- [Extracted material]
- - - - -

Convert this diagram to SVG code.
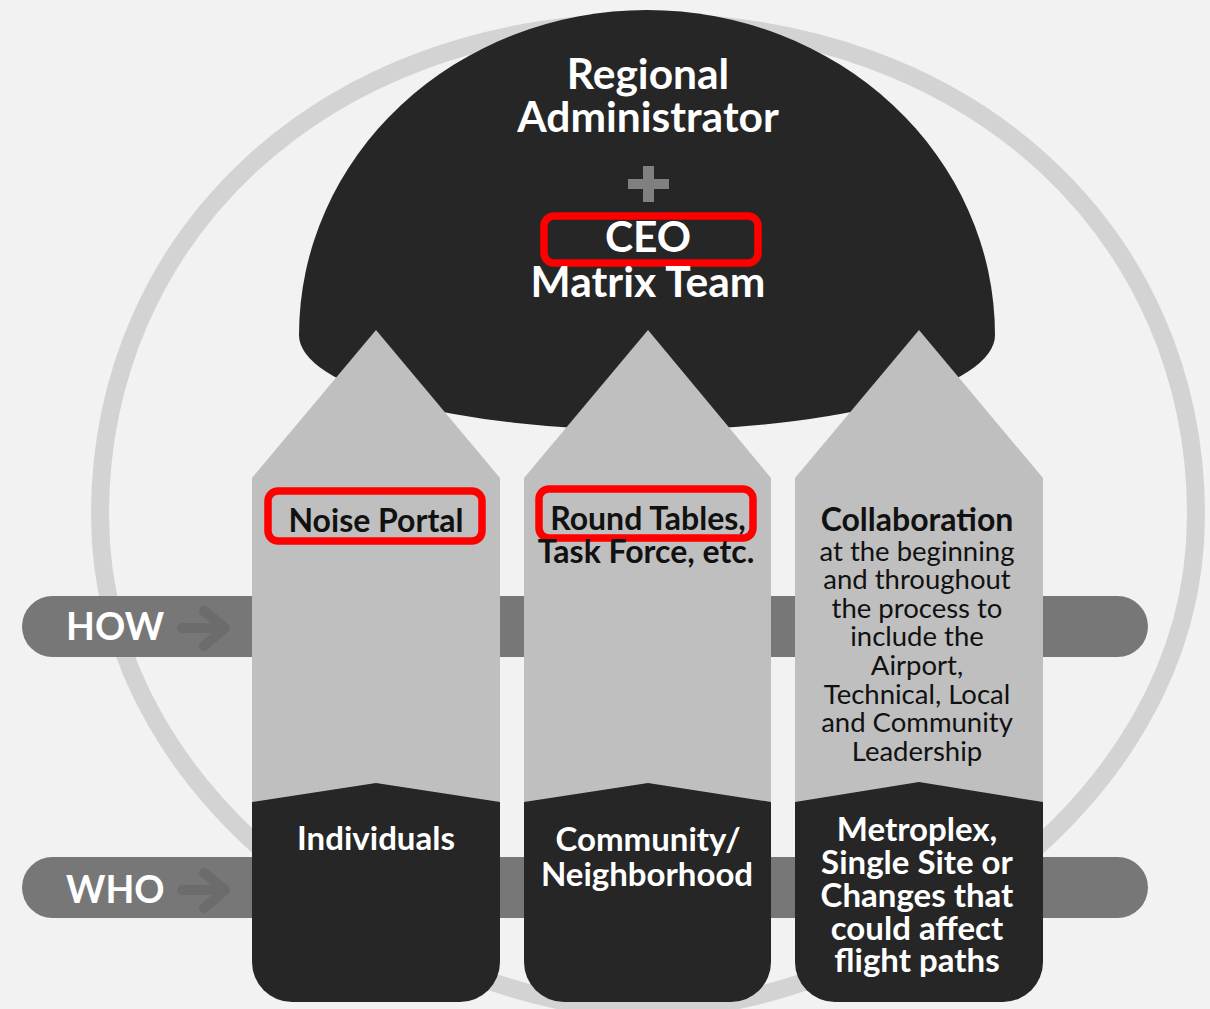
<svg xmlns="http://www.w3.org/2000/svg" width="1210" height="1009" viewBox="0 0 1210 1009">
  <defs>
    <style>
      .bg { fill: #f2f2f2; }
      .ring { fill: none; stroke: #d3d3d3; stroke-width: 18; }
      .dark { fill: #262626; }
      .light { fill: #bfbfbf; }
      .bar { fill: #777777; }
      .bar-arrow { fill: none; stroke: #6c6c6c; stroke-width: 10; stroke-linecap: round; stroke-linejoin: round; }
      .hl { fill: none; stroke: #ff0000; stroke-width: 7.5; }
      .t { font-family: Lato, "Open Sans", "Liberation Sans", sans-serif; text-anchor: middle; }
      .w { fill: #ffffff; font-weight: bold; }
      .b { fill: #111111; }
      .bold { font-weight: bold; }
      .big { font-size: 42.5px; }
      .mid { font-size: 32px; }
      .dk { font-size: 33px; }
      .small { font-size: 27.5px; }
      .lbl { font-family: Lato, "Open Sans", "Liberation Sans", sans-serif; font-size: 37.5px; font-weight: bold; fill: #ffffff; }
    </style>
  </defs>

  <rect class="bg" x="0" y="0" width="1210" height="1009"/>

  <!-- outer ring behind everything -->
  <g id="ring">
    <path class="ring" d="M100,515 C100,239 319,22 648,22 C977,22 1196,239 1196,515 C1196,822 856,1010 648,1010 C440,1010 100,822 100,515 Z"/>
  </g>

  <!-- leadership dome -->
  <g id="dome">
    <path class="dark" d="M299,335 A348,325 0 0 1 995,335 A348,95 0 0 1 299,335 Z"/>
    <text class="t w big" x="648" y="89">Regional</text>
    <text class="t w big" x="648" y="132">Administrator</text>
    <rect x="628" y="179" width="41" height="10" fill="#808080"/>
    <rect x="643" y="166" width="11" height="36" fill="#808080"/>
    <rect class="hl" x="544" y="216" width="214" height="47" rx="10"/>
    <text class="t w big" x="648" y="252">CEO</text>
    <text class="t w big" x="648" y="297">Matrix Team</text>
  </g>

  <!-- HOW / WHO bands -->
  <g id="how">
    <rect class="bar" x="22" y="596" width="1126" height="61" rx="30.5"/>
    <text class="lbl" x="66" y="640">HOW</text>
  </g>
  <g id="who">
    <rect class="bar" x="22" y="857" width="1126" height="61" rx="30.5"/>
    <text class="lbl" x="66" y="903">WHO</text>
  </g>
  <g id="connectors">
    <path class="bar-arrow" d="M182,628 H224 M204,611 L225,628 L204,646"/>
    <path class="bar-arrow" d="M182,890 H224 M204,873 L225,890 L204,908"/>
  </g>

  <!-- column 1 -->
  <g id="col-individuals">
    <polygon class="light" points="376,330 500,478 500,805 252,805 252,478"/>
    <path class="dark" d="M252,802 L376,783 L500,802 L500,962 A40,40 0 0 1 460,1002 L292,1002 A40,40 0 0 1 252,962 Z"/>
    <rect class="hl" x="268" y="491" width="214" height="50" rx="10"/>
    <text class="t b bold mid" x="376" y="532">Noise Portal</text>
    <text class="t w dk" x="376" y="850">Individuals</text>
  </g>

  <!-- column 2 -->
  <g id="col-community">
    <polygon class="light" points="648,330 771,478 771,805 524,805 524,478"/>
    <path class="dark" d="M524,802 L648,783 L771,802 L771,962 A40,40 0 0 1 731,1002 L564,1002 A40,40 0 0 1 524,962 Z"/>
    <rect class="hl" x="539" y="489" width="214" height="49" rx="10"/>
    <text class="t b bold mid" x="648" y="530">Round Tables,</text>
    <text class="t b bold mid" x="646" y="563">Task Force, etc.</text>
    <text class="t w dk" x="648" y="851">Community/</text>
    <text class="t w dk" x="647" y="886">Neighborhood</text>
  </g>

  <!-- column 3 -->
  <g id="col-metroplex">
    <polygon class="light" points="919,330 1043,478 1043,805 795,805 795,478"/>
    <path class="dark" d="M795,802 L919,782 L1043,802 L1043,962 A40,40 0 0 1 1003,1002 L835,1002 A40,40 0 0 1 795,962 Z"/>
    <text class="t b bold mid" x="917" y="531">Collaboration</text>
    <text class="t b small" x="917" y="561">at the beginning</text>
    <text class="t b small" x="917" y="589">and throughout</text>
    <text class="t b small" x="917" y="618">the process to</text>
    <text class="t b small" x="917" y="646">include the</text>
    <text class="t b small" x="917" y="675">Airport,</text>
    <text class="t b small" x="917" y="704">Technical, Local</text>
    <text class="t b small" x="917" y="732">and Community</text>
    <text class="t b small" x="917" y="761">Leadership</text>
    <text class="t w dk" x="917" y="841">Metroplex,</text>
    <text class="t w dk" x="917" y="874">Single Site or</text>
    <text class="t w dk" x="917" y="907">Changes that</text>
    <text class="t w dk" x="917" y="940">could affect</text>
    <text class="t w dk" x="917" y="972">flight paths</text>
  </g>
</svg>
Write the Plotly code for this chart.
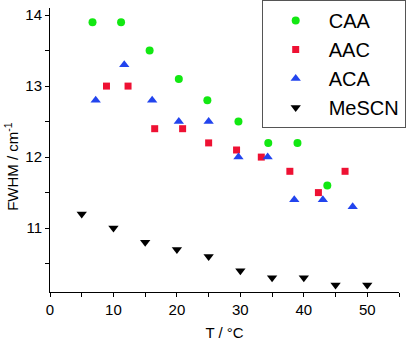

- - - - -

- [Given request]
Go through the entries above and copy every line containing "code".

- [Exercise output]
Convert this diagram to SVG code.
Write the Plotly code for this chart.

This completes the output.